After spending what amounted to nearly an entire season away from the San Antonio Spurs, Leonard and the organization have fractured relationship that may or may not be repairable.
In a piece on ESPN from Adrian Wojnarowski, Leonard’s relationship with the Spurs is detailed as well as what the future holds. A meeting is expected between Leonard and head coach Gregg Popovich as a starting point to mend broken fences but it may be too little too late depending on the stance each party takes.
In the piece, Wojnarowski also details that the Boston Celtics sent a trade proposal to the Spurs for Leonard and were rebuffed, a stance San Antonio has continued to take this summer so far.

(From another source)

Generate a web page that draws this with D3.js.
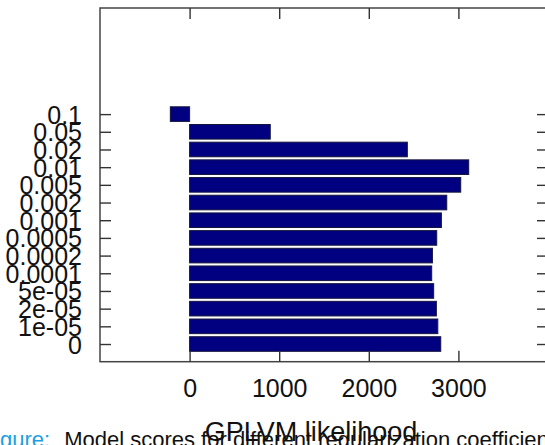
<!DOCTYPE html>
<html>
<head>
<meta charset="utf-8">
<script src="https://cdn.jsdelivr.net/npm/d3@7"></script>
<style>
  html, body { margin: 0; padding: 0; overflow: hidden; background: #fff; }
  svg { display: block; font-family: "Liberation Sans", "DejaVu Sans", sans-serif; }
</style>
</head>
<body>
<div id="container"></div>
<script>
/* ---------- DATA ---------- */
const categories = ["0", "1e-05", "2e-05", "5e-05", "0.0001", "0.0002", "0.0005",
  "0.001", "0.002", "0.005", "0.01", "0.02", "0.05", "0.1"];
const likelihoods = [2803, 2770, 2754, 2724, 2702, 2710, 2758,
  2810, 2870, 3026, 3115, 2430, 900, -215];
const xTicks = [0, 1000, 2000, 3000];

/* ---------- CONSTANTS ---------- */
const width = 545,
  height = 445,
  plot = { left: 100, right: 548, top: 8, bottom: 361.7 },
  tickLen = 11;

const svg = d3.select("#container")
  .append("svg")
  .attr("width", width)
  .attr("height", height);

// + SCALES
const xScale = d3.scaleLinear()
  .domain([-1000, 4000])
  .range([plot.left, plot.right]);

// index of category, with one empty slot below and room on top
const yScale = d3.scaleLinear()
  .domain([-1, 19])
  .range([plot.bottom, plot.top]);

const barH = 14.6;

// + BARS
svg.selectAll("rect.bar")
  .data(categories.map((c, i) => ({ cat: c, i: i, v: likelihoods[i] })))
  .join("rect")
  .attr("class", "bar")
  .attr("x", d => xScale(Math.min(0, d.v)))
  .attr("y", d => yScale(d.i) - barH / 2)
  .attr("width", d => Math.abs(xScale(d.v) - xScale(0)))
  .attr("height", barH)
  .attr("fill", "#000080")
  .attr("stroke", "#14143c")
  .attr("stroke-width", 1);

// + FRAME
svg.append("rect")
  .attr("x", plot.left)
  .attr("y", plot.top)
  .attr("width", plot.right - plot.left)
  .attr("height", plot.bottom - plot.top)
  .attr("fill", "none")
  .attr("stroke", "#444")
  .attr("stroke-width", 1.5);

// + AXES (inward ticks)
const xAxisBottom = d3.axisBottom(xScale).tickValues(xTicks).tickSize(-tickLen).tickFormat(d3.format("d"));
const xAxisTop = d3.axisTop(xScale).tickValues(xTicks).tickSize(-tickLen).tickFormat("");
const yAxisLeft = d3.axisLeft(yScale).tickValues(d3.range(categories.length)).tickSize(-tickLen)
  .tickFormat(i => categories[i]);
const yAxisRight = d3.axisRight(yScale).tickValues(d3.range(categories.length)).tickSize(-tickLen).tickFormat("");

function styleAxis(g) {
  g.select(".domain").remove();
  g.selectAll(".tick line").attr("stroke", "#333").attr("stroke-width", 1.4);
  g.selectAll(".tick text")
    .attr("fill", "#111")
    .style("font-size", "25px")
    .style("font-family", "'Liberation Sans', sans-serif");
}

svg.append("g")
  .attr("transform", `translate(0,${plot.bottom})`)
  .call(xAxisBottom)
  .call(styleAxis)
  .call(g => g.selectAll(".tick text").attr("y", 18).attr("dy", "0.71em"));

svg.append("g")
  .attr("transform", `translate(0,${plot.top})`)
  .call(xAxisTop)
  .call(styleAxis);

svg.append("g")
  .attr("transform", `translate(${plot.left},0)`)
  .call(yAxisLeft)
  .call(styleAxis)
  .call(g => g.selectAll(".tick text").attr("x", -18).attr("dy", "0.36em"));

svg.append("g")
  .attr("transform", `translate(${plot.right},0)`)
  .call(yAxisRight)
  .call(styleAxis);

// + AXIS TITLE
svg.append("text")
  .attr("x", 311)
  .attr("y", 441)
  .attr("text-anchor", "middle")
  .attr("fill", "#111")
  .style("font-size", "27px")
  .text("GPLVM likelihood");

// + CAPTION (cut off by the page edges)
const caption = svg.append("text")
  .attr("x", 0)
  .attr("y", 447)
  .style("font-size", "22px");
caption.append("tspan").attr("fill", "#1ba1e2").text("gure:");
caption.append("tspan").attr("fill", "#111").attr("dx", 14)
  .text("Model scores for different regularization coefficients");
</script>
</body>
</html>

The Boston Celtics made a trade offer to San Antonio before the February deadline, but the Spurs turned it down — and never made a counterproposal, league sources said. San Antonio wasn’t willing to discuss deals for Leonard in February. So far this spring, the Spurs remain resistant to trades.

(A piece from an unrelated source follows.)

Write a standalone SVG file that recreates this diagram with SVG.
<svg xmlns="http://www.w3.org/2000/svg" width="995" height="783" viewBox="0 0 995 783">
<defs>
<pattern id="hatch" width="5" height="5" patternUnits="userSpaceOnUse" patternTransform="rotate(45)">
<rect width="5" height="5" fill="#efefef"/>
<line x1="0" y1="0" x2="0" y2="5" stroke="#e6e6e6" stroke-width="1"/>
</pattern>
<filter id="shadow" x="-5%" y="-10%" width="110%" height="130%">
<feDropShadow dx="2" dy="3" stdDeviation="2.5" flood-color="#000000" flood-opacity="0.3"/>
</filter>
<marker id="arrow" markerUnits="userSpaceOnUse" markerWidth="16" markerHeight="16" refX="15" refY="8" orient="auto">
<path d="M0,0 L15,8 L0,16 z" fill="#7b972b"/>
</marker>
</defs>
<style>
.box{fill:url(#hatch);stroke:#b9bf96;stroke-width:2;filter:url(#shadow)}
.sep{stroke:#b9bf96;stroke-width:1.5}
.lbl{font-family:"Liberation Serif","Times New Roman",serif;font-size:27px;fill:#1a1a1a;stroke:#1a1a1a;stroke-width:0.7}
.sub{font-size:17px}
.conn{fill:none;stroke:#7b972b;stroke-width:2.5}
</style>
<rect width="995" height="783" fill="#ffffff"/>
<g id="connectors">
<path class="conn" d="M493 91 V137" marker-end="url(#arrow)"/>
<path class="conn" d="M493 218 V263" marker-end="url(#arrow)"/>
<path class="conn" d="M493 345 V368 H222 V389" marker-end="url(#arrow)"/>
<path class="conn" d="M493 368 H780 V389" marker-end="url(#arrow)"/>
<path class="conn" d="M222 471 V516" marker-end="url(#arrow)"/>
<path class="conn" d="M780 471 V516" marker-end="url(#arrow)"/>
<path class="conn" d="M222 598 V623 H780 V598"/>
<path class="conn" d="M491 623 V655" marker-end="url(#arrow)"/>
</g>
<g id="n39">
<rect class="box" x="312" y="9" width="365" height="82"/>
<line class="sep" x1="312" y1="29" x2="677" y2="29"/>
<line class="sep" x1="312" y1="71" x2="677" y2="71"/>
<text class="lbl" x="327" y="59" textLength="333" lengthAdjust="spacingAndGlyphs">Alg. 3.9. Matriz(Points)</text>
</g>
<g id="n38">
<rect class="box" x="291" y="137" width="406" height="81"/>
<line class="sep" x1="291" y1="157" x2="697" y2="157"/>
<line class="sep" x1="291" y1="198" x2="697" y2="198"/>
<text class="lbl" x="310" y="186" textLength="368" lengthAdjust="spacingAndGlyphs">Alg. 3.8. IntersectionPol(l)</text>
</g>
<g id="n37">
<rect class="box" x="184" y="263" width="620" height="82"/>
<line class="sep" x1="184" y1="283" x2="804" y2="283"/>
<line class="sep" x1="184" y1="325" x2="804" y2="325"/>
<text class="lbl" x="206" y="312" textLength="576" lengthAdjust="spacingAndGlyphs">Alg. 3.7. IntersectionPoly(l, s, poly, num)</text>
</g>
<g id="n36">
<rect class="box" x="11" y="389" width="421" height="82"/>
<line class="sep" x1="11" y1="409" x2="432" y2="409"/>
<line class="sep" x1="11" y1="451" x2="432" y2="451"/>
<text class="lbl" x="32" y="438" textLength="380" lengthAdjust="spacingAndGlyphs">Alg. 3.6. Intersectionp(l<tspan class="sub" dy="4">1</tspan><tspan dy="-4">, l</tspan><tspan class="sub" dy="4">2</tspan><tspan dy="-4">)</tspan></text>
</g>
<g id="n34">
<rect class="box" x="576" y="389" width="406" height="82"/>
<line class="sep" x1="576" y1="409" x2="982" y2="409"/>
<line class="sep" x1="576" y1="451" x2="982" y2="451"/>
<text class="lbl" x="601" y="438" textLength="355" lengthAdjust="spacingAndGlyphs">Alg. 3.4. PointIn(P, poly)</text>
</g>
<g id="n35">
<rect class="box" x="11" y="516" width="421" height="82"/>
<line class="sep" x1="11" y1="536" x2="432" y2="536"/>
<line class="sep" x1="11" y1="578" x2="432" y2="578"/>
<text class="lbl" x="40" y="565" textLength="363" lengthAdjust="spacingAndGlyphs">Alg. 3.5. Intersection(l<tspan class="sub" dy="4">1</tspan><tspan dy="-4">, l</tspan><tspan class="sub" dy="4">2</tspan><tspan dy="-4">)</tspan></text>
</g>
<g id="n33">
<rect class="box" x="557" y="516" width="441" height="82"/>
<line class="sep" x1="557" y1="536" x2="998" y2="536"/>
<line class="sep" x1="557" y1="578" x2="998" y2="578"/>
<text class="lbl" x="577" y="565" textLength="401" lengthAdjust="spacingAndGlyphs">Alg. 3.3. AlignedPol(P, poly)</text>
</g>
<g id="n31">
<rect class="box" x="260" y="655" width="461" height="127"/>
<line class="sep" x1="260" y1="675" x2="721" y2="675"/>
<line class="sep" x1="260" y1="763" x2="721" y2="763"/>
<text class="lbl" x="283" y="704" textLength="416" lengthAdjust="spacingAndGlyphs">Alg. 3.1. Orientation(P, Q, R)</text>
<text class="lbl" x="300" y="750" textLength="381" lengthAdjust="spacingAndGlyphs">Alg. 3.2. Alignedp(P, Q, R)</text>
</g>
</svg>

Wojnarowski also noted that both the Los Angeles Lakers and Philadelphia 76ers have made inquiries on Leonard and remain interested in trading for him.
The Los Angeles Lakers and Philadelphia 76ers have interest in Leonard, each with a differing array of young assets to trade for him now and the potential of salary-cap space to sign Leonard outright in 2019.
There is little surprising about this stance from the Spurs who, currently, hold most of the negotiating power in this situation despite Leonard slated for free agency in 2019. The Spurs can still extend a super-max contract offer that would come in at well over $200 million.
However, if the cards play out right for the Lakers this summer and George and James commit to Los Angeles, the Lakers could become more active on their push for Leonard, a move that could force San Antonio’s hand and take away some of the negotiating power.
Still, it’s rare for a player to turn down a max contract offer from the incumbent team and unheard of for a player to turn down an offer of more than $200 million to play basketball. At the end of the day, money talks and despite Los Angeles likely being a more profitable off-court location for Leonard than San Antonio, it’s still unprecedented for a player to turn down a super-max. For now, this should be treated as another long pipe dream for the Lakers and their fans.